Source code of charts:
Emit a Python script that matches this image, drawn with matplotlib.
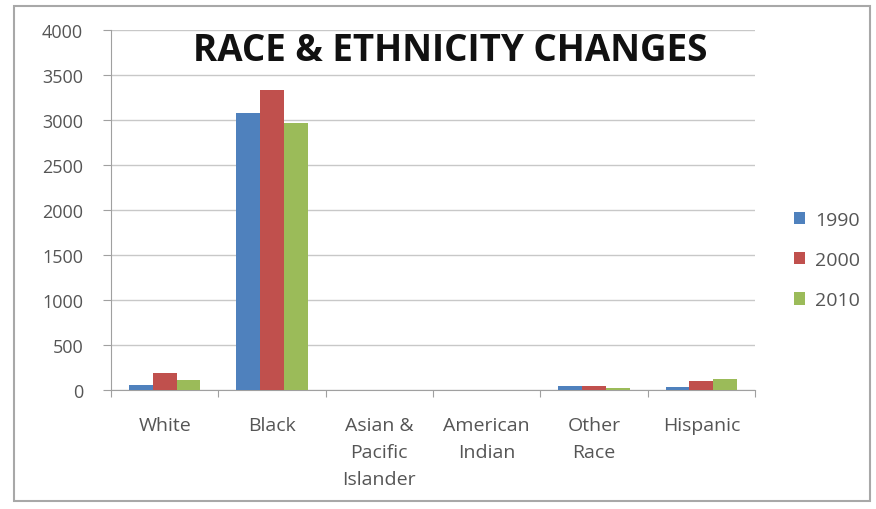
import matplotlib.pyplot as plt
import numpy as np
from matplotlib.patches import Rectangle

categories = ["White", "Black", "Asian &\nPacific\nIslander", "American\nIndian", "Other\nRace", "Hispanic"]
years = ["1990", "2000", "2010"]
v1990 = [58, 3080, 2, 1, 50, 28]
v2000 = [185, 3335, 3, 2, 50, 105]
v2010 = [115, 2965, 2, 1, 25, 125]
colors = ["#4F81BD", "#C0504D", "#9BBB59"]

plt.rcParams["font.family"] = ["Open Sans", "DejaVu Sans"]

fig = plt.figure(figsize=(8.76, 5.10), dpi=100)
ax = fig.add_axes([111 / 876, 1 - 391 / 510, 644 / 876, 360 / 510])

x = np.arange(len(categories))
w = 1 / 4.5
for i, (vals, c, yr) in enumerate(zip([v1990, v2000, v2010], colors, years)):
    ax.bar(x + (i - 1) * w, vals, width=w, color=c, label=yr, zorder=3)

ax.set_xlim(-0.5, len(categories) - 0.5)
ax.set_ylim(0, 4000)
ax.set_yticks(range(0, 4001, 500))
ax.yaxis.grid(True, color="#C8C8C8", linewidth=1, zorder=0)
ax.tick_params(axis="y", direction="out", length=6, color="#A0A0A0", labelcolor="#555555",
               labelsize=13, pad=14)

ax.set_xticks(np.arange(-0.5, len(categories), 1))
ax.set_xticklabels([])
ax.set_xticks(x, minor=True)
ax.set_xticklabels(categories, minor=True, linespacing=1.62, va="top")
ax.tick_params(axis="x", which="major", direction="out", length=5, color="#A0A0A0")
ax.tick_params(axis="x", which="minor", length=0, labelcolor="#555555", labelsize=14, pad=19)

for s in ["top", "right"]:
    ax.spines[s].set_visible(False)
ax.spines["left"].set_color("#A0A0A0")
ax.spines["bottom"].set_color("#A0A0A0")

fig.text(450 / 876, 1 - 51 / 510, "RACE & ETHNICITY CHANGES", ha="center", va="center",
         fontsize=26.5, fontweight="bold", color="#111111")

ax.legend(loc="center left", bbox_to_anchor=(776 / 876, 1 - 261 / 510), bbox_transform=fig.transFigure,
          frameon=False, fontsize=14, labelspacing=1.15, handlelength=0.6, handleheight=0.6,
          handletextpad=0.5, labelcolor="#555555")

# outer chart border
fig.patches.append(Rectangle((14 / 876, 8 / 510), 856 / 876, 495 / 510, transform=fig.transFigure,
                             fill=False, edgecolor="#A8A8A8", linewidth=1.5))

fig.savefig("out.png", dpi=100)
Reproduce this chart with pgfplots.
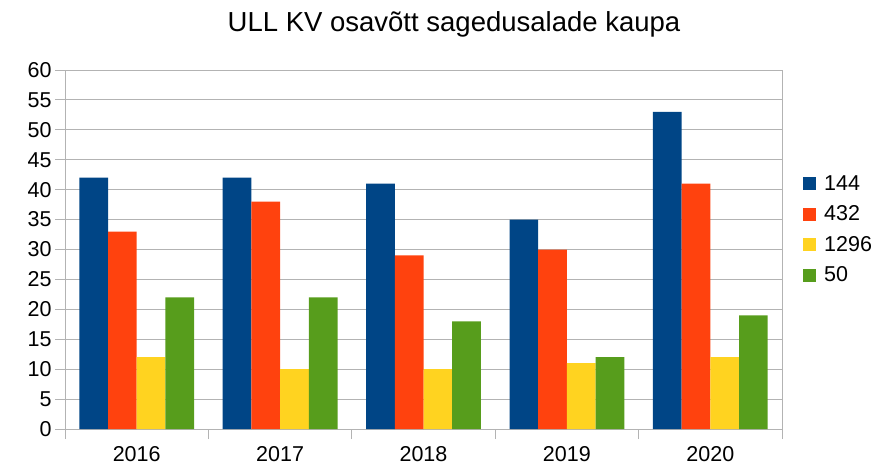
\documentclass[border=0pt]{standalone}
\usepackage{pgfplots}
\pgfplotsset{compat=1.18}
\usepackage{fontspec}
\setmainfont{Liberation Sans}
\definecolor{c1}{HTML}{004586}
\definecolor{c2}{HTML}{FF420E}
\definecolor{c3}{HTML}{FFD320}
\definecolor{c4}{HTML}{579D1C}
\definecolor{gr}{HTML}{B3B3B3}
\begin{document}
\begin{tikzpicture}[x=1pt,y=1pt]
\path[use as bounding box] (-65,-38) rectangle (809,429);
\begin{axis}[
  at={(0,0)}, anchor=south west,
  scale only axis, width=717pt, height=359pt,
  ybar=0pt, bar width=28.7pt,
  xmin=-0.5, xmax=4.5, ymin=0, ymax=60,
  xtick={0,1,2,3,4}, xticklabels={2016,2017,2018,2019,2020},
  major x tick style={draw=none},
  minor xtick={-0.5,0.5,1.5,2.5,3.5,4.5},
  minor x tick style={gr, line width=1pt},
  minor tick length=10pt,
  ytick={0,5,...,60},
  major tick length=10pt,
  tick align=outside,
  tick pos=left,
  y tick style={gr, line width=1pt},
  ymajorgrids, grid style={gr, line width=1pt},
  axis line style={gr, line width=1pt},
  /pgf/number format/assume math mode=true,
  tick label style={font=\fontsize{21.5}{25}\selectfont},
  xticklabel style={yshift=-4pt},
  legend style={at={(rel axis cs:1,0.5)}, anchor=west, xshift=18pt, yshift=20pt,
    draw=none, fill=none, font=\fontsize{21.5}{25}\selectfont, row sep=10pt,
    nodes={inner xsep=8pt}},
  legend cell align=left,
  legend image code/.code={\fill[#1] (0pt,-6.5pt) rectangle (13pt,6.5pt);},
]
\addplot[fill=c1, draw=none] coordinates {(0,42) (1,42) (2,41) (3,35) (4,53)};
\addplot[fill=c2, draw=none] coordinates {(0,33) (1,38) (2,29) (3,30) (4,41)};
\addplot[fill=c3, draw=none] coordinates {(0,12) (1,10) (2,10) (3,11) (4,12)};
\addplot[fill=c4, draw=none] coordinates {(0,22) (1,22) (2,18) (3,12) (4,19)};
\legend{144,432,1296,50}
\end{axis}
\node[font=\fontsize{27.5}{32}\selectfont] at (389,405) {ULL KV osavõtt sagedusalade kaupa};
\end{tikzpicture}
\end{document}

▶ **Brief**
Pictures are not part of the copy; reproduce everything else in the records exactly.

▶ **Full output**
Emit a Python script that matches this image, drawn with matplotlib.
import matplotlib.pyplot as plt
import numpy as np
from matplotlib.patches import Rectangle

categories = ["White", "Black", "Asian &\nPacific\nIslander", "American\nIndian", "Other\nRace", "Hispanic"]
years = ["1990", "2000", "2010"]
v1990 = [58, 3080, 2, 1, 50, 28]
v2000 = [185, 3335, 3, 2, 50, 105]
v2010 = [115, 2965, 2, 1, 25, 125]
colors = ["#4F81BD", "#C0504D", "#9BBB59"]

plt.rcParams["font.family"] = ["Open Sans", "DejaVu Sans"]

fig = plt.figure(figsize=(8.76, 5.10), dpi=100)
ax = fig.add_axes([111 / 876, 1 - 391 / 510, 644 / 876, 360 / 510])

x = np.arange(len(categories))
w = 1 / 4.5
for i, (vals, c, yr) in enumerate(zip([v1990, v2000, v2010], colors, years)):
    ax.bar(x + (i - 1) * w, vals, width=w, color=c, label=yr, zorder=3)

ax.set_xlim(-0.5, len(categories) - 0.5)
ax.set_ylim(0, 4000)
ax.set_yticks(range(0, 4001, 500))
ax.yaxis.grid(True, color="#C8C8C8", linewidth=1, zorder=0)
ax.tick_params(axis="y", direction="out", length=6, color="#A0A0A0", labelcolor="#555555",
               labelsize=13, pad=14)

ax.set_xticks(np.arange(-0.5, len(categories), 1))
ax.set_xticklabels([])
ax.set_xticks(x, minor=True)
ax.set_xticklabels(categories, minor=True, linespacing=1.62, va="top")
ax.tick_params(axis="x", which="major", direction="out", length=5, color="#A0A0A0")
ax.tick_params(axis="x", which="minor", length=0, labelcolor="#555555", labelsize=14, pad=19)

for s in ["top", "right"]:
    ax.spines[s].set_visible(False)
ax.spines["left"].set_color("#A0A0A0")
ax.spines["bottom"].set_color("#A0A0A0")

fig.text(450 / 876, 1 - 51 / 510, "RACE & ETHNICITY CHANGES", ha="center", va="center",
         fontsize=26.5, fontweight="bold", color="#111111")

ax.legend(loc="center left", bbox_to_anchor=(776 / 876, 1 - 261 / 510), bbox_transform=fig.transFigure,
          frameon=False, fontsize=14, labelspacing=1.15, handlelength=0.6, handleheight=0.6,
          handletextpad=0.5, labelcolor="#555555")

# outer chart border
fig.patches.append(Rectangle((14 / 876, 8 / 510), 856 / 876, 495 / 510, transform=fig.transFigure,
                             fill=False, edgecolor="#A8A8A8", linewidth=1.5))

fig.savefig("out.png", dpi=100)
Reproduce this chart with pgfplots.
\documentclass[border=0pt]{standalone}
\usepackage{pgfplots}
\pgfplotsset{compat=1.18}
\usepackage{fontspec}
\setmainfont{Liberation Sans}
\definecolor{c1}{HTML}{004586}
\definecolor{c2}{HTML}{FF420E}
\definecolor{c3}{HTML}{FFD320}
\definecolor{c4}{HTML}{579D1C}
\definecolor{gr}{HTML}{B3B3B3}
\begin{document}
\begin{tikzpicture}[x=1pt,y=1pt]
\path[use as bounding box] (-65,-38) rectangle (809,429);
\begin{axis}[
  at={(0,0)}, anchor=south west,
  scale only axis, width=717pt, height=359pt,
  ybar=0pt, bar width=28.7pt,
  xmin=-0.5, xmax=4.5, ymin=0, ymax=60,
  xtick={0,1,2,3,4}, xticklabels={2016,2017,2018,2019,2020},
  major x tick style={draw=none},
  minor xtick={-0.5,0.5,1.5,2.5,3.5,4.5},
  minor x tick style={gr, line width=1pt},
  minor tick length=10pt,
  ytick={0,5,...,60},
  major tick length=10pt,
  tick align=outside,
  tick pos=left,
  y tick style={gr, line width=1pt},
  ymajorgrids, grid style={gr, line width=1pt},
  axis line style={gr, line width=1pt},
  /pgf/number format/assume math mode=true,
  tick label style={font=\fontsize{21.5}{25}\selectfont},
  xticklabel style={yshift=-4pt},
  legend style={at={(rel axis cs:1,0.5)}, anchor=west, xshift=18pt, yshift=20pt,
    draw=none, fill=none, font=\fontsize{21.5}{25}\selectfont, row sep=10pt,
    nodes={inner xsep=8pt}},
  legend cell align=left,
  legend image code/.code={\fill[#1] (0pt,-6.5pt) rectangle (13pt,6.5pt);},
]
\addplot[fill=c1, draw=none] coordinates {(0,42) (1,42) (2,41) (3,35) (4,53)};
\addplot[fill=c2, draw=none] coordinates {(0,33) (1,38) (2,29) (3,30) (4,41)};
\addplot[fill=c3, draw=none] coordinates {(0,12) (1,10) (2,10) (3,11) (4,12)};
\addplot[fill=c4, draw=none] coordinates {(0,22) (1,22) (2,18) (3,12) (4,19)};
\legend{144,432,1296,50}
\end{axis}
\node[font=\fontsize{27.5}{32}\selectfont] at (389,405) {ULL KV osavõtt sagedusalade kaupa};
\end{tikzpicture}
\end{document}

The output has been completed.